### Short problem
Repeat every line of the listing below exactly, minus the pictures.

### Source data
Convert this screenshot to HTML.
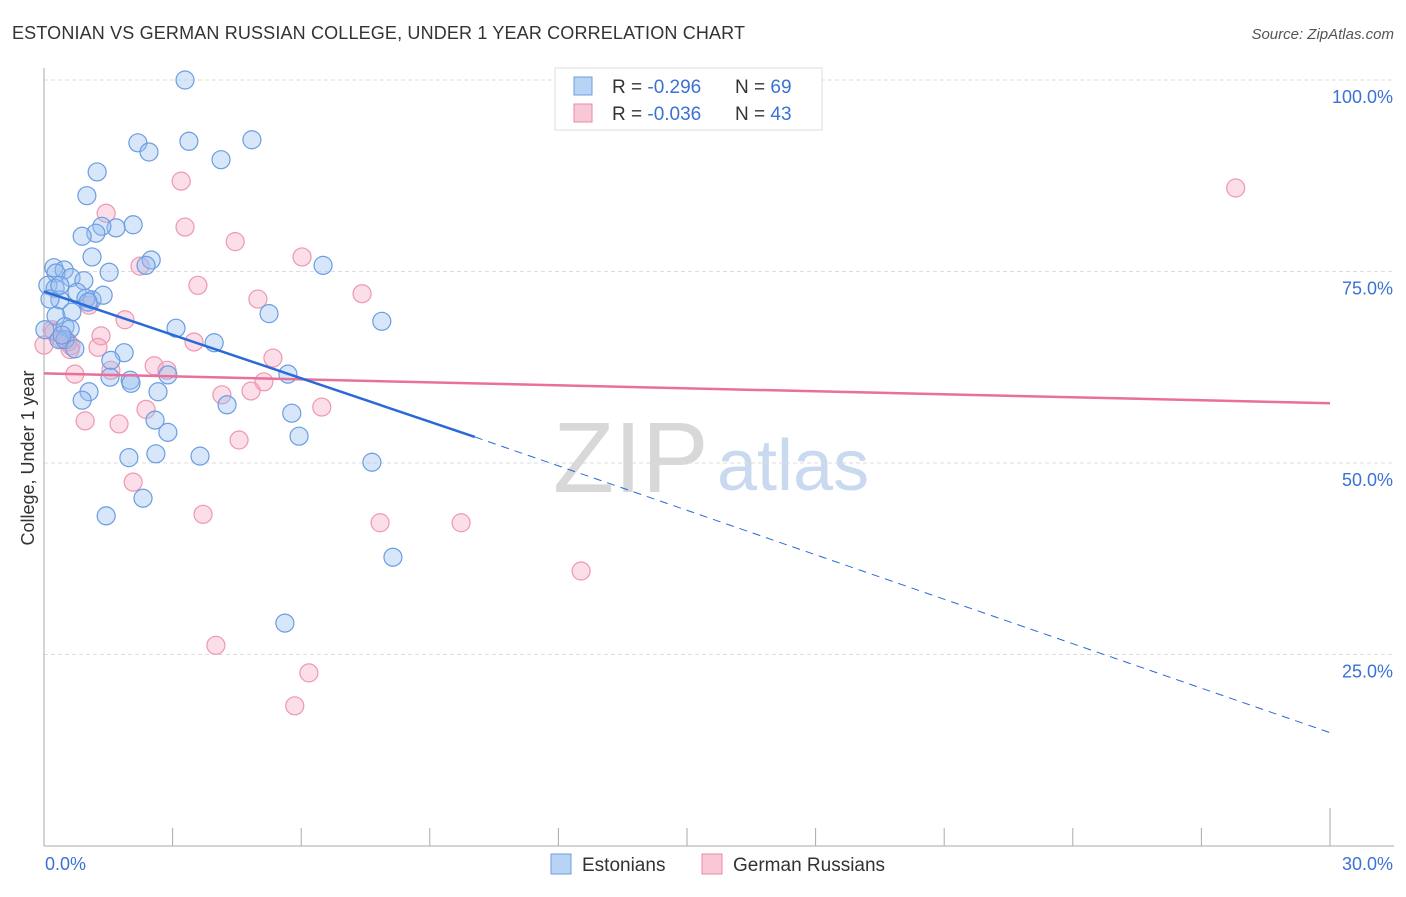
<!DOCTYPE html>
<html><head><meta charset="utf-8"><style>
body{margin:0;background:#fff;font-family:"Liberation Sans",sans-serif;}
svg text{font-family:"Liberation Sans",sans-serif;}
</style></head><body>
<svg id="chart" width="1406" height="892" xmlns="http://www.w3.org/2000/svg">
<text x="12" y="39" font-size="18" fill="#333" textLength="733">ESTONIAN VS GERMAN RUSSIAN COLLEGE, UNDER 1 YEAR CORRELATION CHART</text>
<text x="1394" y="39" font-size="15" fill="#555" font-style="italic" text-anchor="end">Source: ZipAtlas.com</text>
<g>
<text x="553" y="492" font-size="100" fill="#d8d8d8" font-family="Liberation Serif,serif">ZIP</text>
<text x="717" y="490" font-size="72" fill="#c9d9f0">atlas</text>
</g>
<g id="grid"></g>
<g id="axes"></g>
<g id="marks"></g>
<text transform="translate(34,458) rotate(-90)" font-size="18" fill="#333" text-anchor="middle">College, Under 1 year</text>
<g>
<rect x="555" y="68" width="267" height="62" fill="#fff" stroke="#ddd"/>
<rect x="574" y="77" width="18" height="18" fill="#b9d3f5" stroke="#6d9fe0"/>
<rect x="574" y="104" width="18" height="18" fill="#f8c8d6" stroke="#e88aa8"/>
<text x="612" y="93" font-size="19" fill="#333">R = <tspan fill="#3a72d4">-0.296</tspan></text>
<text x="735" y="93" font-size="19" fill="#333">N = <tspan fill="#3a72d4">69</tspan></text>
<text x="612" y="120" font-size="19" fill="#333">R = <tspan fill="#3a72d4">-0.036</tspan></text>
<text x="735" y="120" font-size="19" fill="#333">N = <tspan fill="#3a72d4">43</tspan></text>
</g>
<g>
<rect x="551" y="854" width="20" height="20" fill="#b9d3f5" stroke="#6d9fe0"/>
<text x="582" y="871" font-size="19" fill="#333">Estonians</text>
<rect x="702" y="854" width="20" height="20" fill="#f8c8d6" stroke="#e88aa8"/>
<text x="733" y="871" font-size="19" fill="#333">German Russians</text>
</g>
</svg>
<script>
const blueX=[3.29,2.19,2.45,3.38,4.85,4.13,1.24,1.00,2.08,1.68,1.35,1.21,0.89,2.50,2.38,6.51,1.12,0.23,0.47,0.28,1.52,0.63,0.93,0.09,0.26,0.77,1.12,1.38,0.37,0.14,0.98,1.03,5.25,7.88,0.28,0.65,0.49,0.61,3.08,0.35,0.49,0.72,1.87,1.56,3.97,5.69,2.89,1.54,2.01,2.03,2.66,1.05,0.89,4.27,5.78,2.59,2.89,5.95,7.65,1.98,2.61,3.64,2.31,1.45,8.14,5.62,0.37,0.42,0.02];
const blueY=[100,91.8,90.6,92.0,92.2,89.6,88.0,84.9,81.1,80.7,80.9,80.0,79.6,76.5,75.8,75.8,76.9,75.5,75.2,74.8,74.9,74.2,73.8,73.2,72.8,72.3,71.3,71.9,71.3,71.4,71.5,71.0,69.5,68.5,69.2,69.7,67.8,67.5,67.6,66.1,66.1,64.9,64.4,63.4,65.7,61.6,61.5,61.2,60.8,60.4,59.3,59.3,58.2,57.6,56.5,55.6,54.0,53.5,50.1,50.7,51.2,50.9,45.4,43.1,37.7,29.1,73.2,66.7,67.4];
const pinkX=[27.80,3.20,1.45,3.29,4.46,6.02,2.24,3.59,7.42,4.99,1.05,1.89,0.23,0.56,1.33,1.26,3.50,5.34,0.63,2.57,1.56,0.72,2.87,5.13,4.15,4.83,6.48,2.38,0.96,1.75,4.55,2.08,3.71,7.84,9.73,12.53,4.01,6.18,5.85,0.0,0.42,0.19,0.61];
const pinkY=[85.9,86.8,82.6,80.8,78.9,76.9,75.7,73.2,72.1,71.4,70.6,68.7,67.1,65.8,66.6,65.1,65.8,63.7,65.3,62.7,62.1,61.6,62.1,60.6,58.9,59.4,57.3,57.0,55.5,55.1,53.0,47.5,43.3,42.2,42.2,35.9,26.2,22.6,18.3,65.4,66.1,67.4,64.8];
const yTicks=[100,75,50,25];
const yTickLabels=["100.0%","75.0%","50.0%","25.0%"];
const blueTrend=[72.4,53.4,14.8];
const blueTrendX=[0,10.05,30];
const pinkTrend=[61.7,57.8];
const pinkTrendX=[0,30];
const NS="http://www.w3.org/2000/svg";
const X=v=>44+v*(1286/30);
const Y=v=>80+(100-v)*7.66;
function mk(tag,attrs,parent){const e=document.createElementNS(NS,tag);for(const k in attrs)e.setAttribute(k,attrs[k]);document.getElementById(parent).appendChild(e);return e;}
yTicks.forEach((t,i)=>{
 const g=mk('line',{x1:44,x2:1394,y1:Y(t),y2:Y(t),stroke:'#ddd','stroke-dasharray':'4,3'},'grid');
 
 
 const l=mk('text',{x:1393,y:Y(t)+23,'font-size':18,fill:'#3a72d4','text-anchor':'end'},'grid');
 l.textContent=yTickLabels[i];
 
 
});
let a=mk('line',{x1:44,x2:44,y1:68,y2:846,stroke:'#aaa'},'axes');


a=mk('line',{x1:44,x2:1394,y1:846,y2:846,stroke:'#aaa'},'axes');


for(let i=1;i<=10;i++){const t=mk('line',{x1:X(i*3),x2:X(i*3),y1:i==10?808:828,y2:846,stroke:'#aaa'},'axes');
 
 }
let xl=mk('text',{x:45,y:870,'font-size':18,fill:'#3a72d4'},'axes');xl.textContent='0.0%';


xl=mk('text',{x:1393,y:870,'font-size':18,fill:'#3a72d4','text-anchor':'end'},'axes');xl.textContent='30.0%';


pinkX.forEach((x,i)=>{const c=mk('circle',{cx:X(x),cy:Y(pinkY[i]),r:9,fill:'rgba(244,160,185,0.35)',stroke:'#ee97b2','stroke-width':1.2},'marks');
 
 });
blueX.forEach((x,i)=>{const c=mk('circle',{cx:X(x),cy:Y(blueY[i]),r:9,fill:'rgba(150,190,240,0.38)',stroke:'#6a9de2','stroke-width':1.2},'marks');
 
 });
let l=mk('line',{x1:X(pinkTrendX[0]),y1:Y(pinkTrend[0]),x2:X(pinkTrendX[1]),y2:Y(pinkTrend[1]),stroke:'#e8709a','stroke-width':2.5},'marks');


l=mk('line',{x1:X(blueTrendX[0]),y1:Y(blueTrend[0]),x2:X(blueTrendX[1]),y2:Y(blueTrend[1]),stroke:'#2a6ad6','stroke-width':2.5},'marks');


l=mk('line',{x1:X(blueTrendX[1]),y1:Y(blueTrend[1]),x2:X(blueTrendX[2]),y2:Y(blueTrend[2]),stroke:'#2a6ad6','stroke-width':1,'stroke-dasharray':'8,6'},'marks');


</script>
</body></html>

### Answer to this exercise
Convert this screenshot to HTML.
<!DOCTYPE html>
<html><head><meta charset="utf-8"><style>
body{margin:0;background:#fff;font-family:"Liberation Sans",sans-serif;}
svg text{font-family:"Liberation Sans",sans-serif;}
</style></head><body>
<svg id="chart" width="1406" height="892" xmlns="http://www.w3.org/2000/svg">
<text x="12" y="39" font-size="18" fill="#333" textLength="733">ESTONIAN VS GERMAN RUSSIAN COLLEGE, UNDER 1 YEAR CORRELATION CHART</text>
<text x="1394" y="39" font-size="15" fill="#555" font-style="italic" text-anchor="end">Source: ZipAtlas.com</text>
<g>
<text x="553" y="492" font-size="100" fill="#d8d8d8" font-family="Liberation Serif,serif">ZIP</text>
<text x="717" y="490" font-size="72" fill="#c9d9f0">atlas</text>
</g>
<g id="grid"></g>
<g id="axes"></g>
<g id="marks"></g>
<text transform="translate(34,458) rotate(-90)" font-size="18" fill="#333" text-anchor="middle">College, Under 1 year</text>
<g>
<rect x="555" y="68" width="267" height="62" fill="#fff" stroke="#ddd"/>
<rect x="574" y="77" width="18" height="18" fill="#b9d3f5" stroke="#6d9fe0"/>
<rect x="574" y="104" width="18" height="18" fill="#f8c8d6" stroke="#e88aa8"/>
<text x="612" y="93" font-size="19" fill="#333">R = <tspan fill="#3a72d4">-0.296</tspan></text>
<text x="735" y="93" font-size="19" fill="#333">N = <tspan fill="#3a72d4">69</tspan></text>
<text x="612" y="120" font-size="19" fill="#333">R = <tspan fill="#3a72d4">-0.036</tspan></text>
<text x="735" y="120" font-size="19" fill="#333">N = <tspan fill="#3a72d4">43</tspan></text>
</g>
<g>
<rect x="551" y="854" width="20" height="20" fill="#b9d3f5" stroke="#6d9fe0"/>
<text x="582" y="871" font-size="19" fill="#333">Estonians</text>
<rect x="702" y="854" width="20" height="20" fill="#f8c8d6" stroke="#e88aa8"/>
<text x="733" y="871" font-size="19" fill="#333">German Russians</text>
</g>
</svg>
<script>
const blueX=[3.29,2.19,2.45,3.38,4.85,4.13,1.24,1.00,2.08,1.68,1.35,1.21,0.89,2.50,2.38,6.51,1.12,0.23,0.47,0.28,1.52,0.63,0.93,0.09,0.26,0.77,1.12,1.38,0.37,0.14,0.98,1.03,5.25,7.88,0.28,0.65,0.49,0.61,3.08,0.35,0.49,0.72,1.87,1.56,3.97,5.69,2.89,1.54,2.01,2.03,2.66,1.05,0.89,4.27,5.78,2.59,2.89,5.95,7.65,1.98,2.61,3.64,2.31,1.45,8.14,5.62,0.37,0.42,0.02];
const blueY=[100,91.8,90.6,92.0,92.2,89.6,88.0,84.9,81.1,80.7,80.9,80.0,79.6,76.5,75.8,75.8,76.9,75.5,75.2,74.8,74.9,74.2,73.8,73.2,72.8,72.3,71.3,71.9,71.3,71.4,71.5,71.0,69.5,68.5,69.2,69.7,67.8,67.5,67.6,66.1,66.1,64.9,64.4,63.4,65.7,61.6,61.5,61.2,60.8,60.4,59.3,59.3,58.2,57.6,56.5,55.6,54.0,53.5,50.1,50.7,51.2,50.9,45.4,43.1,37.7,29.1,73.2,66.7,67.4];
const pinkX=[27.80,3.20,1.45,3.29,4.46,6.02,2.24,3.59,7.42,4.99,1.05,1.89,0.23,0.56,1.33,1.26,3.50,5.34,0.63,2.57,1.56,0.72,2.87,5.13,4.15,4.83,6.48,2.38,0.96,1.75,4.55,2.08,3.71,7.84,9.73,12.53,4.01,6.18,5.85,0.0,0.42,0.19,0.61];
const pinkY=[85.9,86.8,82.6,80.8,78.9,76.9,75.7,73.2,72.1,71.4,70.6,68.7,67.1,65.8,66.6,65.1,65.8,63.7,65.3,62.7,62.1,61.6,62.1,60.6,58.9,59.4,57.3,57.0,55.5,55.1,53.0,47.5,43.3,42.2,42.2,35.9,26.2,22.6,18.3,65.4,66.1,67.4,64.8];
const yTicks=[100,75,50,25];
const yTickLabels=["100.0%","75.0%","50.0%","25.0%"];
const blueTrend=[72.4,53.4,14.8];
const blueTrendX=[0,10.05,30];
const pinkTrend=[61.7,57.8];
const pinkTrendX=[0,30];
const NS="http://www.w3.org/2000/svg";
const X=v=>44+v*(1286/30);
const Y=v=>80+(100-v)*7.66;
function mk(tag,attrs,parent){const e=document.createElementNS(NS,tag);for(const k in attrs)e.setAttribute(k,attrs[k]);document.getElementById(parent).appendChild(e);return e;}
yTicks.forEach((t,i)=>{
 const g=mk('line',{x1:44,x2:1394,y1:Y(t),y2:Y(t),stroke:'#ddd','stroke-dasharray':'4,3'},'grid');
 
 
 const l=mk('text',{x:1393,y:Y(t)+23,'font-size':18,fill:'#3a72d4','text-anchor':'end'},'grid');
 l.textContent=yTickLabels[i];
 
 
});
let a=mk('line',{x1:44,x2:44,y1:68,y2:846,stroke:'#aaa'},'axes');


a=mk('line',{x1:44,x2:1394,y1:846,y2:846,stroke:'#aaa'},'axes');


for(let i=1;i<=10;i++){const t=mk('line',{x1:X(i*3),x2:X(i*3),y1:i==10?808:828,y2:846,stroke:'#aaa'},'axes');
 
 }
let xl=mk('text',{x:45,y:870,'font-size':18,fill:'#3a72d4'},'axes');xl.textContent='0.0%';


xl=mk('text',{x:1393,y:870,'font-size':18,fill:'#3a72d4','text-anchor':'end'},'axes');xl.textContent='30.0%';


pinkX.forEach((x,i)=>{const c=mk('circle',{cx:X(x),cy:Y(pinkY[i]),r:9,fill:'rgba(244,160,185,0.35)',stroke:'#ee97b2','stroke-width':1.2},'marks');
 
 });
blueX.forEach((x,i)=>{const c=mk('circle',{cx:X(x),cy:Y(blueY[i]),r:9,fill:'rgba(150,190,240,0.38)',stroke:'#6a9de2','stroke-width':1.2},'marks');
 
 });
let l=mk('line',{x1:X(pinkTrendX[0]),y1:Y(pinkTrend[0]),x2:X(pinkTrendX[1]),y2:Y(pinkTrend[1]),stroke:'#e8709a','stroke-width':2.5},'marks');


l=mk('line',{x1:X(blueTrendX[0]),y1:Y(blueTrend[0]),x2:X(blueTrendX[1]),y2:Y(blueTrend[1]),stroke:'#2a6ad6','stroke-width':2.5},'marks');


l=mk('line',{x1:X(blueTrendX[1]),y1:Y(blueTrend[1]),x2:X(blueTrendX[2]),y2:Y(blueTrend[2]),stroke:'#2a6ad6','stroke-width':1,'stroke-dasharray':'8,6'},'marks');


</script>
</body></html>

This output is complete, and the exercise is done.